How to Do E-Commerce SEO? The Strategy That Gets Your Product Pages to Rank on Google

APRIL 01 ,2026

Your e-commerce store may have thousands of products — but how many of them does Google actually see? E-commerce SEO is the combination of technical, content, and structural optimizations that move your product pages up in search rankings. For any e-commerce brand looking to generate sustainable organic traffic without relying on ad spend, SEO is no longer optional — it's essential.

Why Is E-Commerce SEO So Important?

75% of all Google searches never go past the first page. When a user searches "leather wallet men" or "wireless earbuds," the first few results capture the vast majority of sales. Paid Search (Google Ads) can buy that visibility — but the moment you stop paying, the traffic stops too. E-commerce SEO, when built correctly, delivers sustainable organic traffic and sales at a fraction of the long-term cost.

The global e-commerce market continues to grow rapidly. In a market this size, organic visibility translates directly into competitive advantage.

Technical SEO: The Foundation of E-Commerce

In e-commerce, technical SEO comes before content optimization. Before Google ranks a page, it needs to find it, crawl it, and understand it.

Site Speed and Core Web Vitals

Google doesn't penalize slow pages — but it rewards fast ones. Site speed is especially critical on mobile for e-commerce. The majority of online shoppers browse and buy on mobile devices. Your LCP (Largest Contentful Paint) should be under 2.5 seconds. Compress images, eliminate render-blocking scripts, and use a CDN where possible.

Canonicalization and Duplicate Content

The most common technical issue on e-commerce sites is duplicate content. When the same product appears under multiple URLs due to filters, sorting options, or category paths, Google can't determine which version to rank. Use canonical tags to tell Google: "this is the authoritative version of this page."

XML Sitemap and Robots.txt

For sites with thousands of product pages, sitemap management is critical. Out-of-stock or deleted product pages should be removed from your sitemap. Use robots.txt to block unnecessary filter and faceted navigation pages — this preserves your crawl budget for pages that actually matter.

Product Page SEO: What Google Ranks, What Customers Buy

Product pages are the heart of e-commerce SEO. Every product page should be structured as a direct answer to a specific search query.

Product Title and H1

Your product title needs to work for both users and Google. A title like "Men's Slim Leather Wallet — RFID Blocking, Minimalist Design" answers the search query and compels the click. Include the brand, model, and key feature in the title tag and H1.

Unique Product Descriptions

Copying supplier descriptions is the single biggest SEO mistake in e-commerce. Google rewards original content. Every product should have at least 150-200 words of unique, benefit-driven copy that answers real customer questions. Avoid generic AI-generated filler — write descriptions that address how the product solves a specific problem.
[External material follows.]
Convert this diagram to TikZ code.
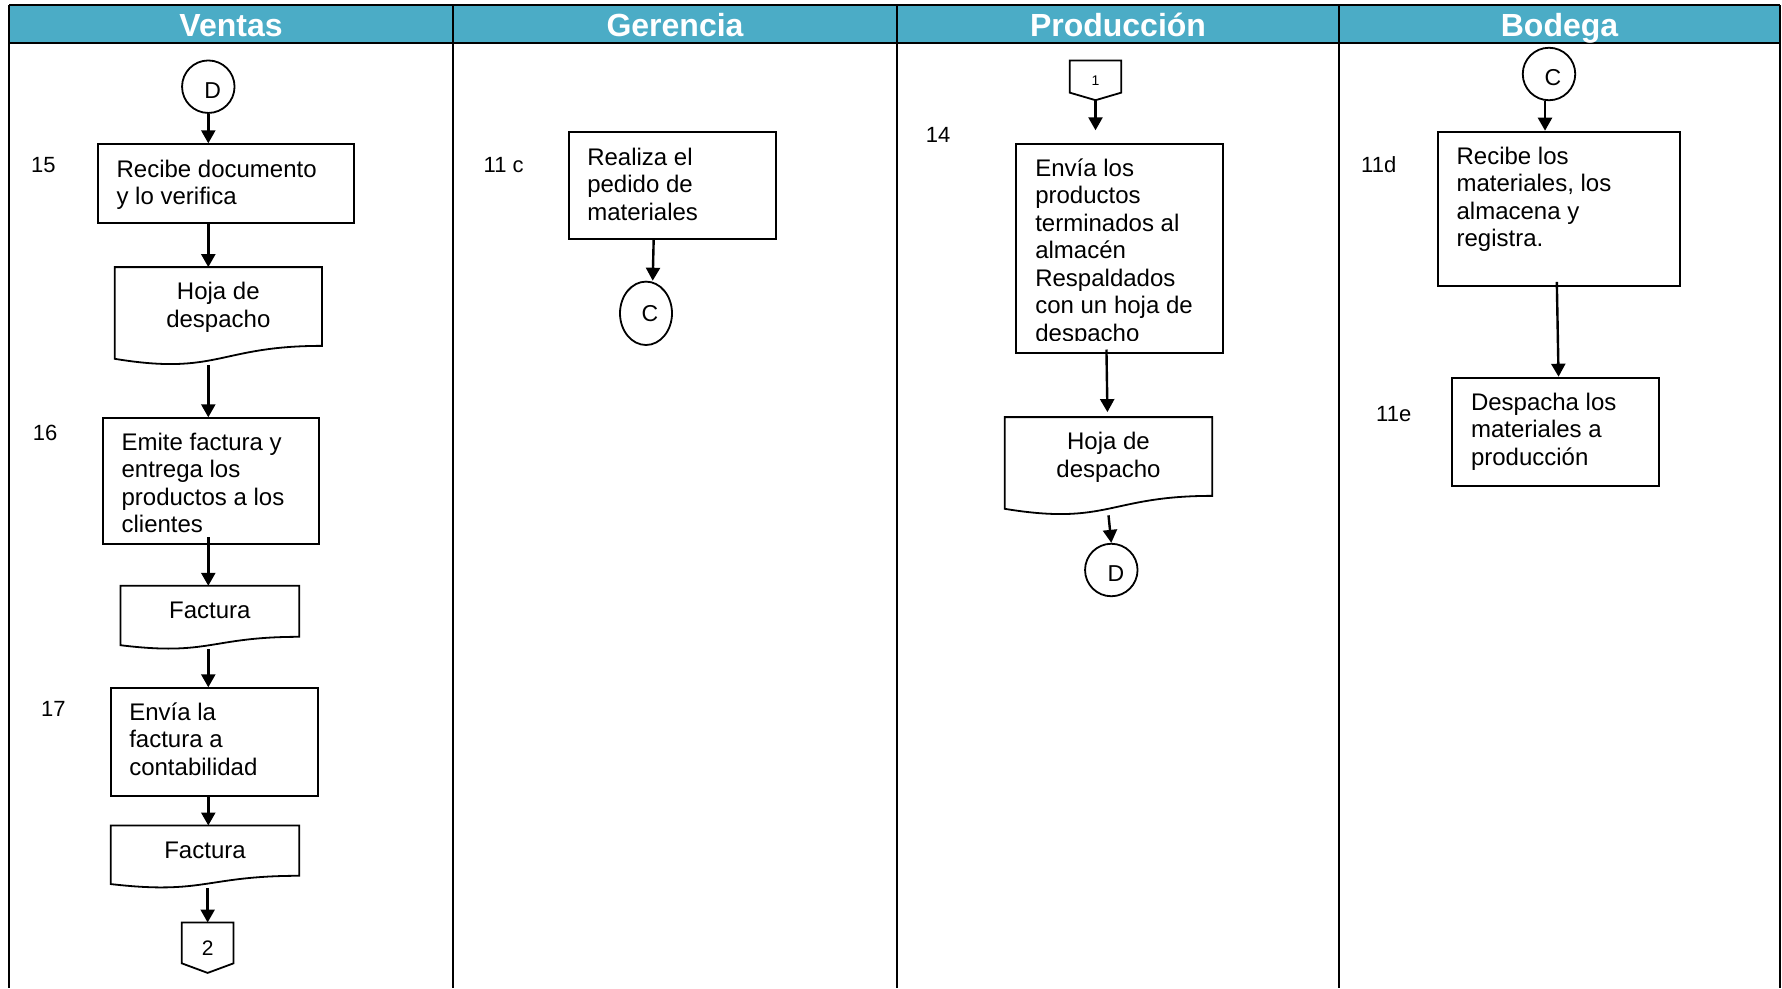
\documentclass[tikz,border=0pt]{standalone}
\usepackage{fontspec}
\setmainfont{Liberation Sans}
\usetikzlibrary{arrows.meta,shapes.geometric,calc}

\definecolor{headteal}{RGB}{75,172,198}

% type sizes (1pt = 1 output pixel)
\newcommand\txtbody{\fontsize{24}{27.5}\selectfont}
\newcommand\txtlabel{\fontsize{22}{25}\selectfont}
\newcommand\txthead{\fontsize{32}{36}\selectfont\bfseries}
\newcommand\txtconn{\fontsize{23}{26}\selectfont}

% multi-line text whose baseline is the first line
\newcommand\lefttab[1]{\begin{tabular}[t]{@{}l@{}}#1\end{tabular}}
\newcommand\centtab[1]{\begin{tabular}[t]{@{}c@{}}#1\end{tabular}}

% flowchart "document" symbol drawn round an empty node
\newcommand\docoutline[1]{%
  \draw[shapeline] let \p1=(#1.south west), \p2=(#1.north east) in
    (\x1,\y2) -- (\x2,\y2) -- (\x2,{0.198*\y2+0.802*\y1})
    .. controls ({0.5*\x1+0.5*\x2},{0.198*\y2+0.802*\y1})
            and ({0.5*\x1+0.5*\x2},{1.1075*\y1-0.1075*\y2}) ..
    (\x1,{0.066*\y2+0.934*\y1}) -- cycle;}

% off-page connector (pentagon pointing down)
\newcommand\offpageoutline[1]{%
  \draw[shapeline] let \p1=(#1.south west), \p2=(#1.north east) in
    (\x1,\y2) -- (\x2,\y2) -- (\x2,{0.19*\y2+0.81*\y1})
    -- ({0.5*\x1+0.5*\x2},\y1) -- (\x1,{0.19*\y2+0.81*\y1}) -- cycle;}

\begin{document}
\begin{tikzpicture}[x=1pt,y=-1pt,
  lane/.style={line width=2.3pt,black},
  shapeline/.style={draw=black,line width=1.8pt},
  procbox/.style={shapeline,rectangle,inner sep=0pt,anchor=north west},
  docnode/.style={rectangle,inner sep=0pt},
  offnode/.style={rectangle,inner sep=0pt},
  conn/.style={shapeline,circle,inner sep=0pt,minimum size=52.5pt,font=\txtconn,
               text height=23pt,text depth=0pt},
  arr/.style={line width=2.4pt,-{Triangle[length=13pt,width=14pt]}},
  boxtext/.style={inner sep=0pt,anchor=base west,font=\txtbody},
  doctext/.style={inner sep=0pt,anchor=base,font=\txtbody},
  steplabel/.style={inner sep=0pt,anchor=base west,font=\txtlabel},
  headtext/.style={inner sep=0pt,anchor=base,font=\txthead,text=white}]

\useasboundingbox (0,0) rectangle (1782,988);

% ---------- swimlanes ----------
\fill[headteal] (9,5) rectangle (1780,43);
\draw[lane] (9,5) -- (1780,5);
\draw[lane] (9,43) -- (1780,43);
\foreach \lx in {9,453,897,1339,1780} \draw[lane] (\lx,5) -- (\lx,988);

\node[headtext] (hV) at (231,36.5)    {Ventas};
\node[headtext] (hG) at (675,36.5)    {Gerencia};
\node[headtext] (hP) at (1118,36.5)   {Producción};
\node[headtext] (hB) at (1559.5,36.5) {Bodega};

% ---------- Ventas ----------
\node[conn] (dV) at (208.3,86.7) {\hspace*{9pt}D};

\node[steplabel] (n15) at (31,172.7) {15};
\node[procbox,minimum width=256.6,minimum height=78.4] (b15) at (96.7,143.3) {};
\node[boxtext] (t15) at ([shift={(19.7,33.8)}]b15.north west)
  {\lefttab{Recibe documento\\y lo verifica}};

\node[docnode,minimum width=206.7,minimum height=97.8] (vh) at (218.35,316.2) {};
\docoutline{vh}
\node[doctext] (vhT) at ([yshift=-32.7pt]vh.north) {\centtab{Hoja de\\despacho}};

\node[steplabel] (n16) at (32.6,440) {16};
\node[procbox,minimum width=216.6,minimum height=126] (b16) at (101.7,417.3) {};
\node[boxtext] (t16) at ([shift={(19.7,32.7)}]b16.north west)
  {\lefttab{Emite factura y\\entrega los\\productos a los\\clientes}};

\node[docnode,minimum width=178.3,minimum height=63.2] (vf1) at (209.85,617.6) {};
\docoutline{vf1}
\node[doctext] (vf1T) at ([yshift=-32.3pt]vf1.north) {Factura};

\node[steplabel] (n17) at (40.9,716.7) {17};
\node[procbox,minimum width=207.3,minimum height=108] (b17) at (110,687.3) {};
\node[boxtext] (t17) at ([shift={(19.1,32.7)}]b17.north west)
  {\lefttab{Envía la\\factura a\\contabilidad}};

\node[docnode,minimum width=188,minimum height=62.3] (vf2) at (205,856.85) {};
\docoutline{vf2}
\node[doctext] (vf2T) at ([yshift=-32.6pt]vf2.north) {Factura};

\node[offnode,minimum width=51.3,minimum height=50,font=\fontsize{21}{24}\selectfont]
  (off2) at (207.65,947.7) {2};
\offpageoutline{off2}

\draw[arr] (dV.south) -- (b15.north -| dV);
\draw[arr] (b15.south -| dV) -- (vh.north -| dV);
\draw[arr] (vh.south -| dV) -- (b16.north -| dV);
\draw[arr,shorten <=-8pt] (b16.south -| dV) -- (vf1.north -| dV);
\draw[arr] (vf1.south -| dV) -- (b17.north -| dV);
\draw[arr] (b17.south -| dV) -- (vf2.north -| dV);
\draw[arr] (vf2.south -| off2) -- (off2.north);

% ---------- Gerencia ----------
\node[steplabel] (n11c) at (483.5,172.7) {11 c};
\node[procbox,minimum width=207.3,minimum height=107.3] (g11) at (567.7,131) {};
\node[boxtext] (tg11) at ([shift={(19.4,34)}]g11.north west)
  {\lefttab{Realiza el\\pedido de\\materiales}};

\node[shapeline,ellipse,inner sep=0pt,minimum width=52,minimum height=63.4,font=\txtconn]
  (cG) at (646,313.3) {\hspace*{8pt}C};

\draw[arr] ([xshift=-18.6pt]g11.south) -- ([xshift=6.7pt]cG.north);

% ---------- Producción ----------
\node[offnode,minimum width=51,minimum height=39.3,font=\fontsize{14}{16}\selectfont]
  (off1) at (1095.5,80.35) {1};
\offpageoutline{off1}

\node[steplabel] (n14) at (925.6,142) {14};
\node[procbox,minimum width=206.7,minimum height=208.4] (p14) at (1015,143.3) {};
\begin{scope}
  \clip (1015,143.3) rectangle (1221.7,340.5);
  \node[boxtext] (t14) at ([shift={(20.1,32.7)}]p14.north west)
    {\lefttab{Envía los\\productos\\terminados al\\almacén\\Respaldados\\con un hoja de\\despacho}};
\end{scope}

\node[docnode,minimum width=207,minimum height=97.8] (ph) at (1108.5,466.2) {};
\docoutline{ph}
\node[doctext] (phT) at ([yshift=-32.7pt]ph.north) {\centtab{Hoja de\\despacho}};

\node[conn] (dP) at (1111.3,570) {\hspace*{9pt}D};

\draw[arr,shorten >=13pt] (off1.south) -- (off1.south |- p14.north);
\draw[arr,shorten <=-4pt,shorten >=5pt] ([xshift=-2pt]p14.south -| ph.north) -- ([xshift=-1pt]ph.north);
\draw[arr] (ph.south) -- (dP.north);

% ---------- Bodega ----------
\node[conn] (cB) at (1549,74) {\hspace*{8pt}C};

\node[steplabel] (n11d) at (1361,172.7) {11d};
\node[procbox,minimum width=242.6,minimum height=154.3] (bd) at (1436.7,130.7) {};
\node[boxtext] (tbd) at ([shift={(19.7,33.3)}]bd.north west)
  {\lefttab{Recibe los\\materiales, los\\almacena y\\registra.}};

\node[steplabel] (n11e) at (1376,421.7) {11e};
\node[procbox,minimum width=207.3,minimum height=108.3] (be) at (1451,376.7) {};
\node[boxtext] (tbe) at ([shift={(19.8,33.3)}]be.north west)
  {\lefttab{Despacha los\\materiales a\\producción}};

\draw[arr] ([xshift=-4pt]cB.south) -- ([xshift=-4pt]cB.south |- bd.north);
\draw[arr,shorten <=-5pt] ([xshift=-2pt]bd.south) -- ([xshift=3pt]be.north);

\end{tikzpicture}
\end{document}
Schema Markup: Winning Rich Snippets

Adding Product schema to your product pages allows Google to display price, stock availability, and star ratings directly in search results. These rich results increase CTR by an average of 20-30%. Product and Review schema on every product page is now a baseline standard for competitive e-commerce SEO.

Category Pages: The Hidden Weapon of E-Commerce SEO

Most e-commerce brands focus heavily on product pages while neglecting category pages. Yet for high-volume searches like "wireless earbuds" or "men's running shoes," Google almost always ranks category pages — not individual products.
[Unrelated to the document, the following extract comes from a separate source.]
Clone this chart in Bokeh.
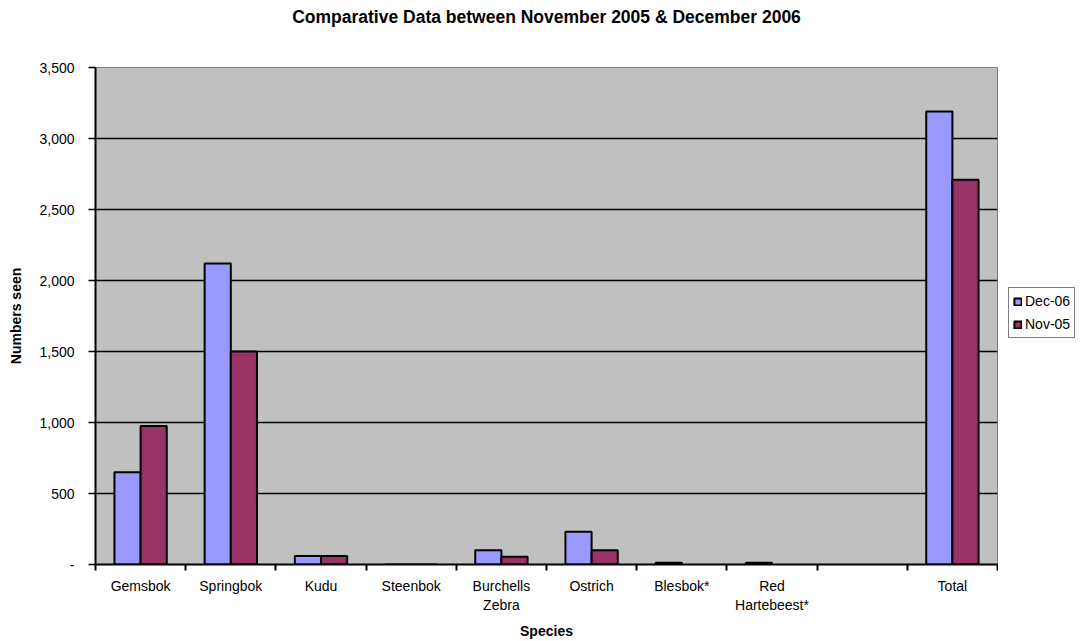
import numpy as np
from bokeh.plotting import figure
from bokeh.layouts import row
from bokeh.models import (Range1d, FixedTicker, Legend, LegendItem, NumeralTickFormatter,
                          ColumnDataSource, Title)
from bokeh.embed import file_html
from bokeh.resources import INLINE

# ---- data ----
categories = ["Gemsbok", "Springbok", "Kudu", "Steenbok", "Burchells\nZebra", "Ostrich",
              "Blesbok*", "Red\nHartebeest*", "", "Total"]
dec06 = [650, 2120, 60, 0, 100, 230, 12, 12, np.nan, 3190]
nov05 = [975, 1500, 60, 0, 55, 100, np.nan, np.nan, np.nan, 2710]
series_names = ["Dec-06", "Nov-05"]
series_colors = ["#9999FF", "#993366"]
y_ticks = [0, 500, 1000, 1500, 2000, 2500, 3000, 3500]
title_text = "Comparative Data between November 2005 & December 2006"

FONT = "Liberation Sans"
n = len(categories)
centers = np.arange(n) + 0.5
bar_w = 0.29

src = ColumnDataSource(dict(
    x1=centers - bar_w / 2, x2=centers + bar_w / 2,
    dec06=dec06, nov05=nov05))

p = figure(width=998, height=641,
           x_range=Range1d(0, n), y_range=Range1d(0, 3500),
           output_backend="svg", toolbar_location=None,
           title_location=None,
           min_border_left=95, min_border_right=1,
           min_border_top=0, min_border_bottom=77,
           background_fill_color="#C0C0C0", border_fill_color="white")

p.outline_line_color = "#808080"
p.outline_line_width = 1

# title (spacer next to the frame, then the real title above it)
p.add_layout(Title(text=" ", text_font_size="2px", standoff=33), "above")
p.add_layout(Title(text=title_text, align="center", text_font=FONT,
                   text_font_size="17.5px", text_font_style="bold",
                   text_color="black", standoff=8), "above")

# bars
r1 = p.vbar(x="x1", top="dec06", width=bar_w, bottom=0, source=src,
            fill_color=series_colors[0], line_color="black", line_width=2)
r2 = p.vbar(x="x2", top="nov05", width=bar_w, bottom=0, source=src,
            fill_color=series_colors[1], line_color="black", line_width=2)

# grid
p.xgrid.grid_line_color = None
p.ygrid.grid_line_color = "black"
p.ygrid.grid_line_width = 1.5
p.ygrid.ticker = FixedTicker(ticks=y_ticks)

# y axis
ya = p.yaxis[0]
ya.ticker = FixedTicker(ticks=y_ticks)
ya.formatter = NumeralTickFormatter(format="0,0")
ya.major_label_overrides = {0: "-"}
ya.axis_line_color = "black"
ya.axis_line_width = 2
ya.major_tick_line_color = "black"
ya.major_tick_line_width = 1.5
ya.major_tick_in = 0
ya.major_tick_out = 7
ya.minor_tick_line_color = None
ya.major_label_standoff = 14
ya.major_label_text_font = FONT
ya.major_label_text_font_size = "14px"
ya.major_label_text_color = "black"
ya.axis_label = "Numbers seen"
ya.axis_label_text_font = FONT
ya.axis_label_text_font_size = "14px"
ya.axis_label_text_font_style = "bold"
ya.axis_label_text_color = "black"
ya.axis_label_standoff = 12

# x axis
xa = p.xaxis[0]
xa.ticker = FixedTicker(ticks=list(centers), minor_ticks=list(range(n + 1)))
xa.major_label_overrides = {float(c): lab for c, lab in zip(centers, categories)}
xa.axis_line_color = "black"
xa.axis_line_width = 2
xa.major_tick_line_color = None
xa.major_tick_in = 0
xa.major_tick_out = 0
xa.minor_tick_line_color = "black"
xa.minor_tick_line_width = 2
xa.minor_tick_in = 0
xa.minor_tick_out = 6
xa.major_label_standoff = 7
xa.major_label_text_font = FONT
xa.major_label_text_font_size = "14px"
xa.major_label_text_color = "black"
xa.axis_label = "Species"
xa.axis_label_text_font = FONT
xa.axis_label_text_font_size = "14px"
xa.axis_label_text_font_style = "bold"
xa.axis_label_text_color = "black"
xa.axis_label_standoff = 7

# legend lives in a narrow companion figure to the right; its proxy renderers
# share the same data but are hidden (legend still draws their swatches)
pl = figure(width=85, height=641, x_range=Range1d(0, 1), y_range=Range1d(-2, -1),
            output_backend="svg", toolbar_location=None,
            x_axis_location=None, y_axis_location=None,
            min_border=0, border_fill_color="white", background_fill_color="white")
pl.outline_line_color = None
pl.xgrid.grid_line_color = None
pl.ygrid.grid_line_color = None
lr1 = pl.vbar(x="x1", top="dec06", width=bar_w, bottom=0, source=src,
              fill_color=series_colors[0], line_color="black", line_width=2)
lr2 = pl.vbar(x="x2", top="nov05", width=bar_w, bottom=0, source=src,
              fill_color=series_colors[1], line_color="black", line_width=2)
lr1.visible = False
lr2.visible = False

legend = Legend(items=[LegendItem(label=series_names[0], renderers=[lr1]),
                       LegendItem(label=series_names[1], renderers=[lr2])],
                location=(10, 226))
legend.border_line_color = "black"
legend.border_line_width = 1.5
legend.background_fill_color = "white"
legend.inactive_fill_alpha = 0
legend.label_text_font = FONT
legend.label_text_font_size = "14px"
legend.label_text_color = "black"
legend.glyph_width = 9
legend.glyph_height = 9
legend.label_standoff = 3
legend.label_height = 18
legend.spacing = 5
legend.padding = 4
legend.margin = 0
pl.add_layout(legend, "center")

layout = row(p, pl)
open("out.html", "w").write(file_html(layout, INLINE))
For a high-performing category page:

  • H1 must include the target keyword ("Men's Running Shoes")
  • Add 100-150 words of descriptive text above the product grid
  • Implement Breadcrumb schema to clarify site hierarchy
  • Use internal links to connect subcategories and featured products

Content Strategy: Cover Every Stage of the Buying Journey

E-commerce SEO doesn't stop at product and category pages. Blog content, comparison guides, and "how to choose" articles move users toward a purchase decision.

A user searching "best wireless earbuds 2026" isn't ready to buy yet — they're researching. A comparison article that brings them to your site can funnel them directly to your product pages. These "pre-purchase intent" pieces consistently deliver some of the highest-converting organic traffic in e-commerce.

Frequently Asked Questions

How long does e-commerce SEO take to show results? 

Technical fixes typically show impact within 4-8 weeks. Content and authority-building work delivers lasting ranking gains over a 3-6 month period.

Which product pages should I optimize first?

Prioritize the products with the highest sales potential and search volume. Rather than trying to optimize everything at once, start with your top 20% — the pages most likely to generate revenue when they rank.

Do I still need Google Ads if I invest in SEO?

They complement each other but are not substitutes. SEO delivers long-term, compounding traffic while Google Ads provides immediate, targeted visibility. For newer e-commerce sites, running Ads for quick sales while building SEO for sustainable growth is the recommended approach.

What should I do with out-of-stock product pages?

If the product is permanently discontinued, implement a 301 redirect to the most relevant category page. If it's temporarily out of stock, keep the page indexed and show users alternative products — removing it loses any ranking equity the page has built.